61 °F Ocean City, US
November 2, 2024

Publisher picks a peck of pumpkin peppers

OCEAN CITY — I was surprised to be enthralled watching pepper seeds sprout in my house late last winter. The excitement stemmed from the combination of a hunger for a special pepper from Rutgers University and an engaging teacher at Rutgers Cooperative Extension in Cape May Court House.

About a half-dozen years ago, Rutgers Cooperative Extension sent a press release to our newspapers announcing that it was selling a new variety called Pumpkin™ Habanero, billed as having the same flavor as a habanero but only about a fifth of the heat. 

I’ve grown and eaten habaneros, ghost and other peppers and was hoping that having some less-spicy ones would entice other family members to join me. 

I bought a handful of the Pumpkin™ Habanero plants, each about 6 inches tall — a product of Rutgers University’s Exotic Pepper Project — grew them and enjoyed the peppers … by myself. (My family still wouldn’t touch them.)

I didn’t think about saving the seeds, figuring the plants would be for sale again. Either they weren’t or I missed the sales, so I turned back to my other peppers — all grown from plants picked up at local greenhouses. 

Longing for those Pumpkin™ Habanero peppers, in fall 2022 a connection at Rutgers Cooperative Extension (RCE) of Cape May County told me I could buy the seeds from the university. I did, but had no idea how to grow a plant from a seed.

So I signed up for Jen Sawyer Caraballo’s Seed Starting 101 course at RCE. After the roughly two hours of the one-evening course, I was on my way. 

Sawyer Caraballo made it easy for me. Not only knowledgeable, she was funny and engaging, explaining how to start seeds and turn them into plants and psyching up me and the other students for the process.

Sawyer Caraballo told me she isn’t even sure how she got into gardening but that her family always had gardens.

“Both of my grandfathers had wonderful vegetable gardens in Wildwood Crest, which is pretty impressive since it’s a barrier island and you have like a half-inch of top soil and have to dig to China through sand,” she said, laughing. 

“I’ve always been interested in agriculture and because of my science geek nature … I love the challenge of trying to grow different things from seed. I like that hurry up and wait — oh, it’s tomato season … not really, not until August — but there’s the excitement of getting the seeds started. 

“And then I got involved in the Rutgers Master Gardeners Program in 2009 and I think that was the first time I did the seed starting class,” she said. 

Sawyer Caraballo takes care of the horticultural hotline at RCE and fields all of the calls that come in.

“Because I like it so much and I am fascinated by the whole process — how a seed germinates and comes out of the seed casing and how it grows and the different nutrients and soil health and all the geeky stuff — I want other people to be just as excited and set them up for a successful gardening season,” she said.

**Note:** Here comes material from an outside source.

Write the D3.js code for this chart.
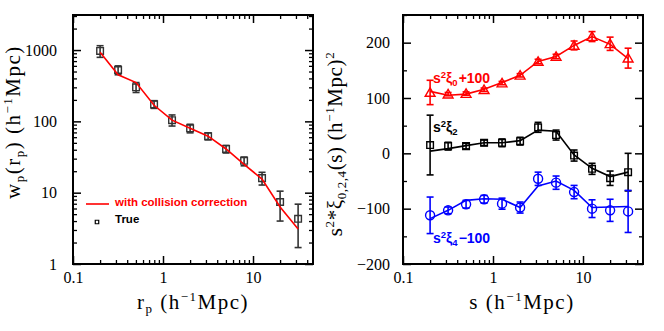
<!DOCTYPE html>
<html>
<head>
<meta charset="utf-8">
<script src="https://cdn.jsdelivr.net/npm/d3@7"></script>
<style>
  body { margin: 0; background: #fff; }
</style>
</head>
<body>
<div class="chart"></div>
<script>
// separations (h^-1 Mpc), log bins of 0.2 dex
const sepBins = [0.2, 0.317, 0.502, 0.796, 1.26, 2.0, 3.17, 5.02, 7.96, 12.6, 20.0, 31.7];

// left panel: projected correlation function
const wpTrue = [970, 525, 300, 173, 104, 80, 62, 41, 28, 16, 7.4, 4.3];
const wpTrueHi = [1150, 600, 350, 195, 123, 91, 69, 46, 31.6, 19.3, 10.5, 6.9];
const wpTrueLo = [790, 450, 254, 152, 86, 69, 55, 36, 23.8, 12.8, 4.0, 1.7];
const wpCorrected = [930, 450, 350, 168, 104, 80, 62, 41, 25, 15.5, 6.3, 3.1];

// right panel: multipoles (offset as labelled)
const xi0 = [110, 107, 108, 115, 127, 141, 166, 175, 195, 211, 198, 172];
const xi0Err = [22, 3, 3, 3, 3, 3, 4, 4, 8, 9, 12, 18];
const xi0Corrected = [112, 105, 107, 116, 128, 141, 166, 175, 195, 211, 197, 171];
const xi2 = [15, 13, 13, 19, 19, 22, 47, 33, -4, -28, -45, -34];
const xi2Err = [54, 7, 5, 5, 7, 7, 9, 9, 10, 10, 13, 34];
const xi2Corrected = [4, 8.5, 14, 19, 19, 23, 42, 40, -3, -27, -42, -34];
const xi4 = [-112, -103, -92, -83, -91, -98, -46, -53, -70, -100, -103, -105];
const xi4Err = [33, 6, 7, 7, 10, 10, 12, 12, 12, 16, 20, 38];
const xi4Corrected = [-118, -103, -85, -82, -83, -98, -59, -50, -67, -98, -97, -96];

// tick labels
const xTickLabels = [0.1, 1, 10];
const wpTickLabels = [1, 10, 100, 1000];
const xiTickLabels = [-200, -100, 0, 100, 200];

const width = 664, height = 331;
const plotTop = 15, plotBottom = 264;
const serif = '"Liberation Serif", serif';
const sans = '"Liberation Sans", sans-serif';

const svg = d3.select('.chart').append('svg')
  .attr('width', width).attr('height', height);

const xLeft = d3.scaleLog().domain([0.1, 46.4]).range([73, 313]);
const xRight = d3.scaleLog().domain([0.1, 46.4]).range([403, 643]);
const yWp = d3.scaleLog().domain([1, 3100]).range([plotBottom, plotTop]);
const yXi = d3.scaleLinear().domain([-200, 250]).range([plotBottom, plotTop]);

// frame + inward ticks on all four sides
function drawFrame(x, y, yMajor, yMinor, yFmt, labelPad) {
  const x0 = x.range()[0], x1 = x.range()[1];
  const xMinor = x.ticks().filter(v => !xTickLabels.includes(v));

  const axes = [
    [d3.axisBottom(x), `translate(0,${plotBottom})`, xTickLabels, xMinor, true, true],
    [d3.axisTop(x), `translate(0,${plotTop})`, xTickLabels, xMinor, false, true],
    [d3.axisLeft(y), `translate(${x0},0)`, yMajor, yMinor, true, false],
    [d3.axisRight(y), `translate(${x1},0)`, yMajor, yMinor, false, false]
  ];
  axes.forEach(([axis, tr, major, minor, labels, isX]) => {
    svg.append('g').attr('transform', tr)
      .call(axis.tickValues(minor).tickSize(-4).tickFormat(''))
      .call(g => g.select('.domain').remove())
      .selectAll('line').attr('stroke', '#000').attr('stroke-width', 1.3);
    const g = svg.append('g').attr('transform', tr)
      .call(axis.tickValues(major).tickSize(-8)
        .tickPadding(isX ? 8 : labelPad)
        .tickFormat(labels ? (isX ? d => String(d) : yFmt) : ''));
    g.select('.domain').remove();
    g.selectAll('line').attr('stroke', '#000').attr('stroke-width', 1.5);
    g.selectAll('text').style('font-family', serif)
      .attr('font-size', 16).attr('fill', '#000');
  });

  svg.append('rect')
    .attr('x', x0).attr('y', plotTop)
    .attr('width', x1 - x0).attr('height', plotBottom - plotTop)
    .attr('fill', 'none').attr('stroke', '#000').attr('stroke-width', 2);
}

const wpMinor = yWp.ticks().filter(v => !wpTickLabels.includes(v));
drawFrame(xLeft, yWp, wpTickLabels, wpMinor, d => String(d), 16);

const xiMinor = d3.range(-150, 260, 100);
drawFrame(xRight, yXi, xiTickLabels, xiMinor, d => (d < 0 ? '\u2212' + (-d) : String(d)), 13);

// ---- helpers for marks ----
function errorBars(x, y, lo, hi, color, cap) {
  const g = svg.append('g').attr('stroke', color).attr('stroke-width', 1.6).attr('fill', 'none');
  sepBins.forEach((s, i) => {
    const px = x(s);
    g.append('line').attr('x1', px).attr('x2', px).attr('y1', y(lo[i])).attr('y2', y(hi[i]));
    g.append('line').attr('x1', px - cap).attr('x2', px + cap).attr('y1', y(lo[i])).attr('y2', y(lo[i]));
    g.append('line').attr('x1', px - cap).attr('x2', px + cap).attr('y1', y(hi[i])).attr('y2', y(hi[i]));
  });
}

function lineOf(x, y, vals, color) {
  svg.append('path')
    .datum(vals)
    .attr('d', d3.line().x((d, i) => x(sepBins[i])).y(d => y(d)))
    .attr('fill', 'none').attr('stroke', color).attr('stroke-width', 1.6);
}

function markers(x, y, vals, color, shape) {
  const sym = { square: d3.symbolSquare, triangle: d3.symbolTriangle, circle: d3.symbolCircle }[shape];
  const size = { square: 44, triangle: 42, circle: 64 }[shape];
  svg.append('g').selectAll('path')
    .data(vals).enter().append('path')
    .attr('transform', (d, i) => `translate(${x(sepBins[i])},${y(d) + (shape === 'triangle' ? 1 : 0)})`)
    .attr('d', d3.symbol().type(sym).size(size))
    .attr('fill', 'none').attr('stroke', color).attr('stroke-width', 1.4);
}

// ---- left panel ----
errorBars(xLeft, yWp, wpTrueLo, wpTrueHi, '#333', 3.5);
markers(xLeft, yWp, wpTrue, '#333', 'square');
lineOf(xLeft, yWp, wpCorrected, '#ff0000');

// legend
svg.append('line').attr('x1', 86).attr('x2', 109).attr('y1', 204).attr('y2', 204)
  .attr('stroke', '#ff0000').attr('stroke-width', 1.6);
svg.append('text').attr('x', 115).attr('y', 206)
  .style('font-family', sans).attr('font-weight', 'bold')
  .attr('font-size', 11.5).attr('fill', '#ff0000')
  .text('with collision correction');
svg.append('path').attr('transform', 'translate(97,222)')
  .attr('d', d3.symbol().type(d3.symbolSquare).size(12))
  .attr('fill', 'none').attr('stroke', '#000').attr('stroke-width', 1.2);
svg.append('text').attr('x', 115).attr('y', 223)
  .style('font-family', sans).attr('font-weight', 'bold')
  .attr('font-size', 11.5).attr('fill', '#000').text('True');

// ---- right panel ----
const lo = (v, e) => v.map((d, i) => d - e[i]);
const hi = (v, e) => v.map((d, i) => d + e[i]);

errorBars(xRight, yXi, lo(xi0, xi0Err), hi(xi0, xi0Err), '#ff0000', 3.5);
markers(xRight, yXi, xi0, '#ff0000', 'triangle');
lineOf(xRight, yXi, xi0Corrected, '#ff0000');

errorBars(xRight, yXi, lo(xi2, xi2Err), hi(xi2, xi2Err), '#000', 3.5);
markers(xRight, yXi, xi2, '#000', 'square');
lineOf(xRight, yXi, xi2Corrected, '#000');

errorBars(xRight, yXi, lo(xi4, xi4Err), hi(xi4, xi4Err), '#0000ff', 3.5);
markers(xRight, yXi, xi4, '#0000ff', 'circle');
lineOf(xRight, yXi, xi4Corrected, '#0000ff');

// in-panel labels
function seriesLabel(yPos, color, sub, suffix) {
  const t = svg.append('text').attr('x', 433).attr('y', yPos)
    .style('font-family', sans).attr('font-weight', 'bold')
    .attr('font-size', 14).attr('fill', color);
  t.append('tspan').text('s');
  t.append('tspan').attr('font-size', 9.5).attr('dy', -5).text('2');
  t.append('tspan').attr('dy', 5).text('\u03be');
  t.append('tspan').attr('font-size', 9.5).attr('dy', 3).text(sub);
  if (suffix) t.append('tspan').attr('dy', -3).attr('dx', 1).text(suffix);
}
seriesLabel(83, '#ff0000', '0', '+100');
seriesLabel(132, '#000', '2', '');
seriesLabel(243, '#0000ff', '4', '\u2212100');

// ---- axis titles ----
function xTitle(cx, main, sub) {
  const t = svg.append('text').attr('x', cx).attr('y', 309)
    .style('font-family', serif)
    .attr('text-anchor', 'middle').attr('font-size', 21)
    .attr('letter-spacing', 1.5).attr('fill', '#000');
  t.append('tspan').text(main);
  if (sub) t.append('tspan').attr('font-size', 13).attr('dy', 4).text(sub);
  t.append('tspan').attr('dy', sub ? -4 : 0).text(' (h');
  t.append('tspan').attr('font-size', 13).attr('dy', -8).text('\u22121');
  t.append('tspan').attr('dy', 8).text('Mpc)');
}
xTitle(193, 'r', 'p');
xTitle(522, 's', null);

// left y title
const ly = svg.append('text')
  .attr('transform', 'translate(20,122) rotate(-90)')
  .style('font-family', serif)
  .attr('text-anchor', 'middle').attr('font-size', 21)
  .attr('letter-spacing', 1.5).attr('fill', '#000');
ly.append('tspan').text('w');
ly.append('tspan').attr('font-size', 13).attr('dy', 4).text('p');
ly.append('tspan').attr('dy', -4).text('(r');
ly.append('tspan').attr('font-size', 13).attr('dy', 4).text('p');
ly.append('tspan').attr('dy', -4).text(')  (h');
ly.append('tspan').attr('font-size', 13).attr('dy', -8).text('\u22121');
ly.append('tspan').attr('dy', 8).text('Mpc)');

// right y title
const ry = svg.append('text')
  .attr('transform', 'translate(342,144) rotate(-90)')
  .style('font-family', serif)
  .attr('text-anchor', 'middle').attr('font-size', 21)
  .attr('letter-spacing', 0.6).attr('fill', '#000');
ry.append('tspan').text('s');
ry.append('tspan').attr('font-size', 13).attr('dy', -8).text('2');
ry.append('tspan').attr('dy', 8).text('*\u03be');
ry.append('tspan').attr('font-size', 13).attr('dy', 4).text('0,2,4');
ry.append('tspan').attr('dy', -4).text('(s)  (h');
ry.append('tspan').attr('font-size', 13).attr('dy', -8).text('\u22121');
ry.append('tspan').attr('dy', 8).text('Mpc)');
ry.append('tspan').attr('font-size', 13).attr('dy', -8).text('2');
</script>
</body>
</html>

She also wants to give people a leg up or perhaps a shovel down, teaching them things she didn’t learn about on her own until later.

“The only part I don’t like is weeds,” she laughed, explaining how that goes along with soil health — which is covered in one of the five-part series of classes at RCE she is offering starting Feb. 28. (See related story.) “Weeds will grow anywhere they can. They will grow better in junkie soil than the plants you put in. So the healthier the soil … you’re going to have healthier plants that outcompete those weeds.”

Sawyer Caraballo said she always wanted to do this series “but who wants to come listen to me five weeks in a row? So if we space it out for a month it gives (participants) the chance to get their soil tests done, and for people who sign up for all the classes we’ll be able to go over that at the next class. And then we can ask how everyone is doing with the seeds they are starting.

“Hopefully everyone will get some success out of it …. Because Mother Nature always has other ideas,” she said, laughing again. “You can’t fight her. You just need to keep your eye on her.”

After the class last year I planted my Pumpkin™ Habanero seeds in the little trays alongside regular habanero, cayenne and jalapeño pepper seeds and some cilantro. 

Sawyer Caraballo’s support led to an enjoyable experience and some tasty peppers. It was fun checking on my little seedlings every day, tending to them, watching them grow, transplanting them outside when the time came and then harvesting the fruit late in the summer.

I’ve had success in years past growing things, but last summer it was more fun knowing I grew from scratch the different habaneros — including those tasty Pumpkin™ Habaneros — that I put on nachos, the cayenne peppers I dried and ground up and the jalapeños I put on just about everything else. (Still, no takers from my family.) 

As for the cilantro, it grew but it wasn’t very tasty. As Sawyer Caraballo said, there’s always success and failure. I’m so excited about trying the seed-starting process again that I already hauled my starting kit out of the closet.